* Required task
Copy every line from the records below that holds the word "matplotlib".
— start Data for the task —
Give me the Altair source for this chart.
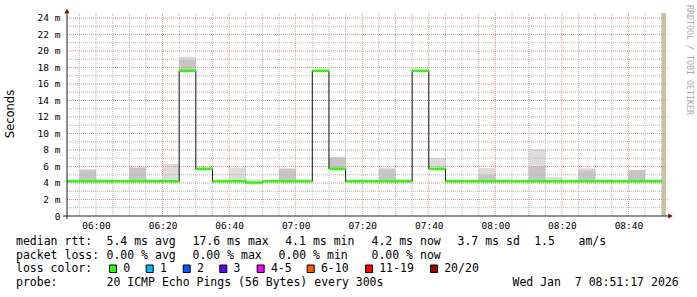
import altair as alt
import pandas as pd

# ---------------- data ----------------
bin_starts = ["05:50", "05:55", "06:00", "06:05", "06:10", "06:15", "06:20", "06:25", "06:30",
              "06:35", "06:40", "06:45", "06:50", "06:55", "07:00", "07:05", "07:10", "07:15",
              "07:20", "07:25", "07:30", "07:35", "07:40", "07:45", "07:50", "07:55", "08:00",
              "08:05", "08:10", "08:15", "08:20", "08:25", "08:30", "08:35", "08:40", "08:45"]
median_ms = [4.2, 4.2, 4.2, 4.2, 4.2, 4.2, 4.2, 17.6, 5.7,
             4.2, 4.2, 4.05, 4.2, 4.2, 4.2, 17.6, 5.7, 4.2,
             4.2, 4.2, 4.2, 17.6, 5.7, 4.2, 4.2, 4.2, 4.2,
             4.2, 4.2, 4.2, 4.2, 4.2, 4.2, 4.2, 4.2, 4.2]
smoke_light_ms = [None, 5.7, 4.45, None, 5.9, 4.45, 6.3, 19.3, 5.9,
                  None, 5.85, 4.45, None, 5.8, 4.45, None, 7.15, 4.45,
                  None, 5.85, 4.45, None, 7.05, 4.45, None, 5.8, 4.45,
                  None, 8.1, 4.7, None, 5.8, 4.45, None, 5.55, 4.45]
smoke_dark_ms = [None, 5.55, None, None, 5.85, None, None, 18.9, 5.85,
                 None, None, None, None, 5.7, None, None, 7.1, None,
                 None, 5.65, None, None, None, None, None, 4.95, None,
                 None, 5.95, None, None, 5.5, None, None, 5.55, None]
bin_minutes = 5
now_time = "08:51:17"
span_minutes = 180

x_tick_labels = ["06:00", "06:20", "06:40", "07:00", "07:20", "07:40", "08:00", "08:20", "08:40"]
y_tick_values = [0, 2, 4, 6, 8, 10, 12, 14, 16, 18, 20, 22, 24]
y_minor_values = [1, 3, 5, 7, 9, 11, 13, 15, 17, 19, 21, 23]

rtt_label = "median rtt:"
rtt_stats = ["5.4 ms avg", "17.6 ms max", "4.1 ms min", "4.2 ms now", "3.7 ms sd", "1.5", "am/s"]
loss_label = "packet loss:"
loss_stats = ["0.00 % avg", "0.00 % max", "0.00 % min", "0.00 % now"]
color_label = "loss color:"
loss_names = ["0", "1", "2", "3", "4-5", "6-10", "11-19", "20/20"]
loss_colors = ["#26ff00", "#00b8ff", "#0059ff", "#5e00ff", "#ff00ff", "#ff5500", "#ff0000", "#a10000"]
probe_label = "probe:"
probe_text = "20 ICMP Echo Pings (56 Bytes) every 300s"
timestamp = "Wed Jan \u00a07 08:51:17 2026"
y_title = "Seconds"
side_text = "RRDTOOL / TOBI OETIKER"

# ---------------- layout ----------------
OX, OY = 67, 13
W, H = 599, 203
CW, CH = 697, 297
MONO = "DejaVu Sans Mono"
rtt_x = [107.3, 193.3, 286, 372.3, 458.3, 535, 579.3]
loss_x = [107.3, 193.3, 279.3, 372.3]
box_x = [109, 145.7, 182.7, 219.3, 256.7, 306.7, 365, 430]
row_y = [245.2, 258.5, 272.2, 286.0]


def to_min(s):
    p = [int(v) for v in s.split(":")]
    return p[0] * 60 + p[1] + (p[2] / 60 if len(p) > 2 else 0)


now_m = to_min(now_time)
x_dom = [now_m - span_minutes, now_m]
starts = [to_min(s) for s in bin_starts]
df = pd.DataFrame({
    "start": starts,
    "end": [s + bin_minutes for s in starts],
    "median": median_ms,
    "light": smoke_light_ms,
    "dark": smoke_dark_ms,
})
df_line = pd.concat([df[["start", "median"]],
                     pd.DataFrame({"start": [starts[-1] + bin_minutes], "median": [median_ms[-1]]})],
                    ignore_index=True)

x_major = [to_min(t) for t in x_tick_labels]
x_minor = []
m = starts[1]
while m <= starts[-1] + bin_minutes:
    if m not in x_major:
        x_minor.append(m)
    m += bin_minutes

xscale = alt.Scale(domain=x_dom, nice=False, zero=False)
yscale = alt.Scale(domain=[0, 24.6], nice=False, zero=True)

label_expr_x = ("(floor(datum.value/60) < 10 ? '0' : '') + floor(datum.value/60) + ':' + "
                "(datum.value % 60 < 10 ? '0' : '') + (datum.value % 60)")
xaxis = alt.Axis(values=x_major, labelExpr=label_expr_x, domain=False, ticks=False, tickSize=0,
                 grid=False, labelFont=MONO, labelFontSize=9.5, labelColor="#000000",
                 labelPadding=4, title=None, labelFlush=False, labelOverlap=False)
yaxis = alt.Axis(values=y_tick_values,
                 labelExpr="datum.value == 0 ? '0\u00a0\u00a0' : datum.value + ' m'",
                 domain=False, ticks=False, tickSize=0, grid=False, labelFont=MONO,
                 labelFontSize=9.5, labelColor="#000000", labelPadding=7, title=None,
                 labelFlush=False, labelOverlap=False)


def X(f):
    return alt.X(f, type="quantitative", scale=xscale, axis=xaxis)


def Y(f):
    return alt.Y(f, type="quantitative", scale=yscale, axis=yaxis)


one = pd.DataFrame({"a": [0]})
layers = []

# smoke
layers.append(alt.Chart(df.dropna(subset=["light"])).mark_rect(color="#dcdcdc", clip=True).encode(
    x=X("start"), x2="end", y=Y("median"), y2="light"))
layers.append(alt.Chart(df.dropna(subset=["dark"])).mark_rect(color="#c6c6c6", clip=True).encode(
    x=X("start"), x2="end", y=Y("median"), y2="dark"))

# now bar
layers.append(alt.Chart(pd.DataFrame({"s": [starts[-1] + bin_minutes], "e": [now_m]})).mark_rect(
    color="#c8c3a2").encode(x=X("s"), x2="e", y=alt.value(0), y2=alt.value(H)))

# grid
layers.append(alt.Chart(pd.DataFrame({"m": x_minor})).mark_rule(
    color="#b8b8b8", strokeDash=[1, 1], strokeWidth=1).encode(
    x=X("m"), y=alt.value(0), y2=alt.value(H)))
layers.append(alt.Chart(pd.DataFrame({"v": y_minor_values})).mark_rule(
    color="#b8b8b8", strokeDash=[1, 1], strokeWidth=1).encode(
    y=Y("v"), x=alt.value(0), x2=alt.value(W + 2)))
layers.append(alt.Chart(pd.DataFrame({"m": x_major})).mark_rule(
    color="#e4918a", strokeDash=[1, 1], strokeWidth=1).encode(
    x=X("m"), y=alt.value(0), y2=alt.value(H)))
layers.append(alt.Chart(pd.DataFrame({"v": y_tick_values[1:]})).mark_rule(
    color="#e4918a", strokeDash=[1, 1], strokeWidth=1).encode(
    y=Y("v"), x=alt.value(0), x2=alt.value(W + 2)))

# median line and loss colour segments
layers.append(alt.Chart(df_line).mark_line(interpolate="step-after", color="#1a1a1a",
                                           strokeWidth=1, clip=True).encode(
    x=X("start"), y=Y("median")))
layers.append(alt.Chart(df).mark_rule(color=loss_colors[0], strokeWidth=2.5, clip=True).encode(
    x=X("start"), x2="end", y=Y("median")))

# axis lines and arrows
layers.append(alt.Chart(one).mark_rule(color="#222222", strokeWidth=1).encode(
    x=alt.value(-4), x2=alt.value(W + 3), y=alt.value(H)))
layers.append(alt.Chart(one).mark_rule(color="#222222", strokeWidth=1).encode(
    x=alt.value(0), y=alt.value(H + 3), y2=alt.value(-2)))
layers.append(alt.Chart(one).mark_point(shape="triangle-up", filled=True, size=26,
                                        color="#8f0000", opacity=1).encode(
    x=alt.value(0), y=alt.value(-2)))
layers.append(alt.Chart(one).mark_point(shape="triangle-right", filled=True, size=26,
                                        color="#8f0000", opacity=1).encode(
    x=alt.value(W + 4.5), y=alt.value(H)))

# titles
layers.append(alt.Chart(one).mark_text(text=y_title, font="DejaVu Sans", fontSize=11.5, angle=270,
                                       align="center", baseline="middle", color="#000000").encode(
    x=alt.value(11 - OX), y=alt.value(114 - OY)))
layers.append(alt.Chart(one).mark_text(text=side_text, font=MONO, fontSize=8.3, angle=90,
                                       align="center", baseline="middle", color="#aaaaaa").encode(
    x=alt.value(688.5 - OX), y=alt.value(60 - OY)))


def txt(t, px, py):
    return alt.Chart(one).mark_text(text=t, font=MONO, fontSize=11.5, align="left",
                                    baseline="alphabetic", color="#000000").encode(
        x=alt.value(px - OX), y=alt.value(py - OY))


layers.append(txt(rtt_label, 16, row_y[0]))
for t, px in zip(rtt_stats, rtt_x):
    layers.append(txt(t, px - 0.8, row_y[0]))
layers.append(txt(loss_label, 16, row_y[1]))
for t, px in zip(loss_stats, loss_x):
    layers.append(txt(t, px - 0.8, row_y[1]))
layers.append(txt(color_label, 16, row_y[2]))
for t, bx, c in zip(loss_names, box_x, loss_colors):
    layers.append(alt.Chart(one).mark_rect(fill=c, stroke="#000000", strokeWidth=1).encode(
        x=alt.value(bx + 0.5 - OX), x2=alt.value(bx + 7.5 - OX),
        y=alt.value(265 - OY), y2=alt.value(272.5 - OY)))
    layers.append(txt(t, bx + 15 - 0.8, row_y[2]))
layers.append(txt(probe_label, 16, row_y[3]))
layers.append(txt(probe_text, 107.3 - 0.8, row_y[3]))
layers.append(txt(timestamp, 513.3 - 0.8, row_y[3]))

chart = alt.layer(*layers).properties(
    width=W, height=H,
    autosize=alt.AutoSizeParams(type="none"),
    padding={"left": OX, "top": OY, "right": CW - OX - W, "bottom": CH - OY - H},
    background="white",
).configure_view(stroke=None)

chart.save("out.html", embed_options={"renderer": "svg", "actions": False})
— end Data for the task —
— start Data for the task —
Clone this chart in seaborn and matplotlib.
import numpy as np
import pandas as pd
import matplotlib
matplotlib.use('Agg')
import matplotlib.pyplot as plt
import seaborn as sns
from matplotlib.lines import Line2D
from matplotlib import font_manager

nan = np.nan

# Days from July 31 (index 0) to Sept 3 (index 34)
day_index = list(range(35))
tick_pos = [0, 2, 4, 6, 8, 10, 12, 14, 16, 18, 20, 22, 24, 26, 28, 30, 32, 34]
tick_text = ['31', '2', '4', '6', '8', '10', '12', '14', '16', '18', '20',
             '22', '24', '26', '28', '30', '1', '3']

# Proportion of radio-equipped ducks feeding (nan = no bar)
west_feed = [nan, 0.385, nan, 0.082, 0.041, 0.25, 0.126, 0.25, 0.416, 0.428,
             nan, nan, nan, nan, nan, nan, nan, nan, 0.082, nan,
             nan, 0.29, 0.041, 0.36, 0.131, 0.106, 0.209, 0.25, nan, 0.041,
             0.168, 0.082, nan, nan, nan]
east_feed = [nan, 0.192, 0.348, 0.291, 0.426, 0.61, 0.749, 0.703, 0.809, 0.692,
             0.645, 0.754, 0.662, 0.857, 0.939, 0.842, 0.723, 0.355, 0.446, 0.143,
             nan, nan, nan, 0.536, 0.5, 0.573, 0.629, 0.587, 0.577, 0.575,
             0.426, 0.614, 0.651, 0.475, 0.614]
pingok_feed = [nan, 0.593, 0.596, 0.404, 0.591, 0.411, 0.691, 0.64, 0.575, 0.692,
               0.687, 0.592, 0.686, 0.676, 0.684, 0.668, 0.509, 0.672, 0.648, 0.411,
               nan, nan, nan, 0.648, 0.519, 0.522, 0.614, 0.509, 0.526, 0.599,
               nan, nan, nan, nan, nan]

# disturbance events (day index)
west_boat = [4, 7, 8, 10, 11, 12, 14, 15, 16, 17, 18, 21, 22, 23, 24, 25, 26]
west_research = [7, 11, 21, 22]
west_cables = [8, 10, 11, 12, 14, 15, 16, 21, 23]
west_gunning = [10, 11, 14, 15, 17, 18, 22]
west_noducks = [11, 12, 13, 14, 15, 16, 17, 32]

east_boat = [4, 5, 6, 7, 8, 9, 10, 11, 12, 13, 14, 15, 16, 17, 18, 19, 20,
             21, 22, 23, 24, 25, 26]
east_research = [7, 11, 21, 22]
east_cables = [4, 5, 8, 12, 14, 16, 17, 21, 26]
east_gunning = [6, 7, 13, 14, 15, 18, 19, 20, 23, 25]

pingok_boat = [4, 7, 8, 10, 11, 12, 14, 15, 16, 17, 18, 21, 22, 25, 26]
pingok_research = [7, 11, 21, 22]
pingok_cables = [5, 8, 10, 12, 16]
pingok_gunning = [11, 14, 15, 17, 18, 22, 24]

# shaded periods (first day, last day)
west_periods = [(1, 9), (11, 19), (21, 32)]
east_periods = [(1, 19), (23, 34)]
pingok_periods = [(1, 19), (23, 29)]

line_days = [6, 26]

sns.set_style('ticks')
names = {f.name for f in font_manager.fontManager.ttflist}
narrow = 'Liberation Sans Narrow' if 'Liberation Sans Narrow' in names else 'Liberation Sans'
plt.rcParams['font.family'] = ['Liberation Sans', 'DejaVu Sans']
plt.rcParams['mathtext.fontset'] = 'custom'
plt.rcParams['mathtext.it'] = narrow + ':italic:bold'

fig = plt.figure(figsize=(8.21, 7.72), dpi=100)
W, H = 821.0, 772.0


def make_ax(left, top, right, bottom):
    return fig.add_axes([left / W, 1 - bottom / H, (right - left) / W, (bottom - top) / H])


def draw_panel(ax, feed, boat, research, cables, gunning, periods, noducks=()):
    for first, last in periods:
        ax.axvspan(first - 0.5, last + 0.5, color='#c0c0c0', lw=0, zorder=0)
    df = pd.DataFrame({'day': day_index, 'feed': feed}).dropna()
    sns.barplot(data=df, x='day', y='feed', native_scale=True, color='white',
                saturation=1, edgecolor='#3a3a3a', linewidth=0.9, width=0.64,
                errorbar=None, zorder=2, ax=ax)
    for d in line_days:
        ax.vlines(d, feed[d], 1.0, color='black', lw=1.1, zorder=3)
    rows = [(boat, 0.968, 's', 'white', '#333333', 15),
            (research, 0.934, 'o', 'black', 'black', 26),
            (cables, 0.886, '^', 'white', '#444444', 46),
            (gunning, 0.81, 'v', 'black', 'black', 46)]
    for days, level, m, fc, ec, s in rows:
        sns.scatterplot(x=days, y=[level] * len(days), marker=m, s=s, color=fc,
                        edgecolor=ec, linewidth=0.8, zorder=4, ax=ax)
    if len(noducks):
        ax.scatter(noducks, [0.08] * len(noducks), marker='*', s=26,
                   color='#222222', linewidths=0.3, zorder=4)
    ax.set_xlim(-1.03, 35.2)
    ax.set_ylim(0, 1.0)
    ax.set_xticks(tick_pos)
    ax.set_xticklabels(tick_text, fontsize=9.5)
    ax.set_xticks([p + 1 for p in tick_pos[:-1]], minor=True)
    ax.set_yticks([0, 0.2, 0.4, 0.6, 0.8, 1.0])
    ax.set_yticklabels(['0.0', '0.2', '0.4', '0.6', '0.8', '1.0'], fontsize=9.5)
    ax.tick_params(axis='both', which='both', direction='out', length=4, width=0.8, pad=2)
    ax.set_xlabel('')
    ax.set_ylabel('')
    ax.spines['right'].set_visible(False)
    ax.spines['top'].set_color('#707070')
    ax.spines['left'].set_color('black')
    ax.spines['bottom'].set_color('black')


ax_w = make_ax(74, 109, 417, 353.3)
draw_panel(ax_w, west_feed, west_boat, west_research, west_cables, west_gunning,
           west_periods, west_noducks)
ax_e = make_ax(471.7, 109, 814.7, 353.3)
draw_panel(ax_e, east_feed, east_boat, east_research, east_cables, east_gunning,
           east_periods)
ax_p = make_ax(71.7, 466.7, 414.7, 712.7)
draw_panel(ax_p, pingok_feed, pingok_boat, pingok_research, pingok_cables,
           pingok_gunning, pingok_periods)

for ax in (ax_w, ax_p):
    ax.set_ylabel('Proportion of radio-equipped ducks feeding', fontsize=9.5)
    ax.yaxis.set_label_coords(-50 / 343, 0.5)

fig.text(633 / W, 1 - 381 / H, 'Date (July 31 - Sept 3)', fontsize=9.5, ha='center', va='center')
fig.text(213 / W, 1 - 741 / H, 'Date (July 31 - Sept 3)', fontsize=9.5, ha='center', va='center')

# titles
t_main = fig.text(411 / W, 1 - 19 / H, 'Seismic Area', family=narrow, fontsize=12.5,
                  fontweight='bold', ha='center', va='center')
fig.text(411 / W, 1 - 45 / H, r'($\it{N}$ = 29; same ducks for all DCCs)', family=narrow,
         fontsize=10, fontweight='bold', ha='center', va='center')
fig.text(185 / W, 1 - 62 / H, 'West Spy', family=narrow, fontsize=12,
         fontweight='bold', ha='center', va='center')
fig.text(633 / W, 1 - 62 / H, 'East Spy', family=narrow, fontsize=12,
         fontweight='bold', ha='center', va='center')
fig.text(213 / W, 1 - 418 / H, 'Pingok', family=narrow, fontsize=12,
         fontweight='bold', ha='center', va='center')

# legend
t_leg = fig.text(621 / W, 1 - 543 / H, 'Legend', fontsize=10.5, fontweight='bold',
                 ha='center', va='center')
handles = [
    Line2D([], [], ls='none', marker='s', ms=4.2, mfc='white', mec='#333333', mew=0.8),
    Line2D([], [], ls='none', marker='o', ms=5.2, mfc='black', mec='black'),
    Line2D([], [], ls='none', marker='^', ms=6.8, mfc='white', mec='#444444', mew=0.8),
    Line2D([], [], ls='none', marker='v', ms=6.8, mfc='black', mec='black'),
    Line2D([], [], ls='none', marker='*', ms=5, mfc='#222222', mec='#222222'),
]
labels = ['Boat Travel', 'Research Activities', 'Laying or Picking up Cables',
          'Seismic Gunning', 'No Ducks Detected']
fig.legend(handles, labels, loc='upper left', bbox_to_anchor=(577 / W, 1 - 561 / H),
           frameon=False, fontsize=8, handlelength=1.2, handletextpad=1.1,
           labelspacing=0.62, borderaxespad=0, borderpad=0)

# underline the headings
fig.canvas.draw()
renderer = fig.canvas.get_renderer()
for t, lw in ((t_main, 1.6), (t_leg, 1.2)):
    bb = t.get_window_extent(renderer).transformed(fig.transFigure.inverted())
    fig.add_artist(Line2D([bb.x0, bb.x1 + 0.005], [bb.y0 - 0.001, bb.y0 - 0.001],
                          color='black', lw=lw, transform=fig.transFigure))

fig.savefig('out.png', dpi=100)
— end Data for the task —
— start Data for the task —
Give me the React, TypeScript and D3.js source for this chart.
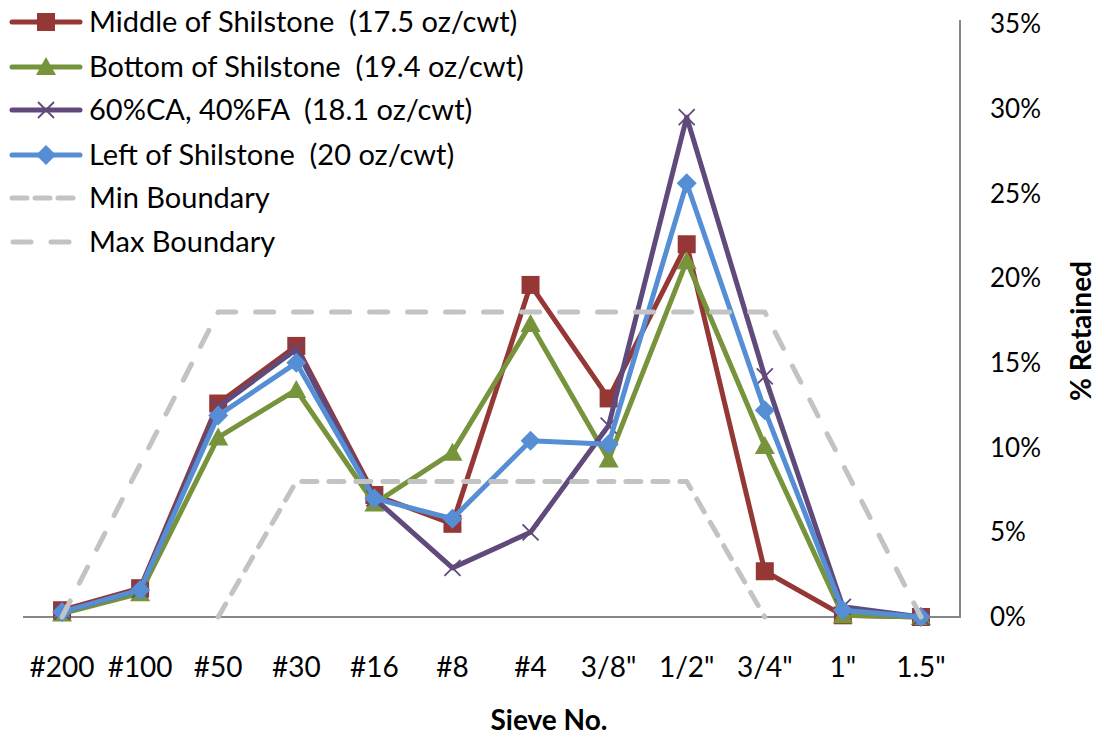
— end Data for the task —
* Output for this exercise
Clone this chart in seaborn and matplotlib.
import matplotlib
matplotlib.use('Agg')
import matplotlib.pyplot as plt
from matplotlib.lines import Line2D
from matplotlib import font_manager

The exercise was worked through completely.